What makes Heritage special? According to customers, it’s the mix of unusual merchandise, attractive displays and great customer service. Amy and her staff try to choose products of interest to a wide range of shoppers, whether they come in every week or just once a year; and to balance items people love, are comfortable with and depend on finding at the store, with enough changes so Heritage stays fresh and special.
Local shoppers tell Amy that sometimes they drop in just because they are having a bad day or need to get out of the office.
“They say my store relaxes them; or ‘I just knew if I came in, you would help me find that perfect something!’ Those are the best compliments. It’s one of my favorite experiences, to be able to help a customer, whether it’s finding a special something, or just being a calm place for them to get away.”
Amy believes that Heritage’s longevity and success are due, in large part, to the support of loyal local customers.
“I feel people don’t always realize how important supporting a small business is. We are so very fortunate to have as many local and regional customers as we do. They are a big part of why our family has been here so long.”
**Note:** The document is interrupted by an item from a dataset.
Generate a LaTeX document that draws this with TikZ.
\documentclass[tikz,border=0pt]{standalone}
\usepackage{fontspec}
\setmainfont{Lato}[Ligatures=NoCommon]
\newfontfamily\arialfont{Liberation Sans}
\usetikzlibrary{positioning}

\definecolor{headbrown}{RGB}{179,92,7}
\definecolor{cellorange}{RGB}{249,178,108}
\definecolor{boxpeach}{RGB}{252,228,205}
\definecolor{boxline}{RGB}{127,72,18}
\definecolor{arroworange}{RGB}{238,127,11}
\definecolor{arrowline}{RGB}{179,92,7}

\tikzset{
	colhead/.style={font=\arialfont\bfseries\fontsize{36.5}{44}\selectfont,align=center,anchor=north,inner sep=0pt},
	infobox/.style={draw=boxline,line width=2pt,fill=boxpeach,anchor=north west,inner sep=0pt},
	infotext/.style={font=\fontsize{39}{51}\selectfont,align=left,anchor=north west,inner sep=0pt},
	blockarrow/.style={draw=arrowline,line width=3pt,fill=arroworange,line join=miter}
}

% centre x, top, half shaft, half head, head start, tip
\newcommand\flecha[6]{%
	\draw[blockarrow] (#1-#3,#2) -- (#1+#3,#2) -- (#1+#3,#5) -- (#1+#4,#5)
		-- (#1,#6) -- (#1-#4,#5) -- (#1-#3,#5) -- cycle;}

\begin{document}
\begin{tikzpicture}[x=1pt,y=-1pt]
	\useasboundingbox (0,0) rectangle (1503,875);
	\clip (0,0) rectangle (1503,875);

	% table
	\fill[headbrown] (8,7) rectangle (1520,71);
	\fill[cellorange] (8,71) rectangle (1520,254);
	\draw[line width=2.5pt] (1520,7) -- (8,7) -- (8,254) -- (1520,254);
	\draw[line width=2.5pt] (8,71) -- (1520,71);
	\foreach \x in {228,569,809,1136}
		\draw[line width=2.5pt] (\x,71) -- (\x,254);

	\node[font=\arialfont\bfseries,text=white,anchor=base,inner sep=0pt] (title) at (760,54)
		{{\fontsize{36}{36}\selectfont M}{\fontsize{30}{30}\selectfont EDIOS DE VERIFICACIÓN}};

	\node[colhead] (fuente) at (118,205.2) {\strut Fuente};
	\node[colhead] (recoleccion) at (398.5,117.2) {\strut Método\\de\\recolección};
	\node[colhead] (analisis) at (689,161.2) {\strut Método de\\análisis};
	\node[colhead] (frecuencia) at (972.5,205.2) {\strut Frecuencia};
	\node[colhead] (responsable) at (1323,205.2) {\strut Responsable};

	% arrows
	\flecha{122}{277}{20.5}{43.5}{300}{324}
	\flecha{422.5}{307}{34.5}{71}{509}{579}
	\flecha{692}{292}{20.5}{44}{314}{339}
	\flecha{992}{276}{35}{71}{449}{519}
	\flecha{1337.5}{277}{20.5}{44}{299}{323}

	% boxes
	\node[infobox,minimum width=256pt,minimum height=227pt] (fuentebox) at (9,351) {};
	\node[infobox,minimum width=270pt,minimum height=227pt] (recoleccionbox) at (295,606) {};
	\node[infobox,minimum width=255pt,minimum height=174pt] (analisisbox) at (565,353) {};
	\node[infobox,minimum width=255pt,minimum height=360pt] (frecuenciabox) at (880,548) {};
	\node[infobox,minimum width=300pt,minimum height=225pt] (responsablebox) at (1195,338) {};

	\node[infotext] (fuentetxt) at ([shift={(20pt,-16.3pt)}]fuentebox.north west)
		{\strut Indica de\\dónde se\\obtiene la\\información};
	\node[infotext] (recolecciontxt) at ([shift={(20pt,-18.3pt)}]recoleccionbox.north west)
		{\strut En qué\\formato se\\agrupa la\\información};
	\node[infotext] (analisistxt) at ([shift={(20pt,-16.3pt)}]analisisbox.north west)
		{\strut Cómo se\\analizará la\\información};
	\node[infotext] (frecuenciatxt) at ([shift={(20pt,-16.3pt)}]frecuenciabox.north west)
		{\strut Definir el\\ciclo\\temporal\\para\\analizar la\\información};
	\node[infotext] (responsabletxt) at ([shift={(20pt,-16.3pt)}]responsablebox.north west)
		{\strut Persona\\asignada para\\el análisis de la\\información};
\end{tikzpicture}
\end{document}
Since Jon and Amy have a young daughter, is it possible that Heritage’s female ownership would stretch to a fourth generation?
Maybe; but shopping has changed so much in the past 20 years.
“Who’s to say where we’ll be in the next 20 [years]? I just want her to be happy and do what she loves,” says Amy.
Half a century’s worth of life lessons, passed down from Madeline to Kay to Amy and, by example, to their customers, are ones everyone could benefit from:
Don’t wear out your welcome.
There are no free lunches in life.
If you’re going to do a job, do it well.
Leave things a little better than when you found them.
All told, that’s a pretty good “Heritage.”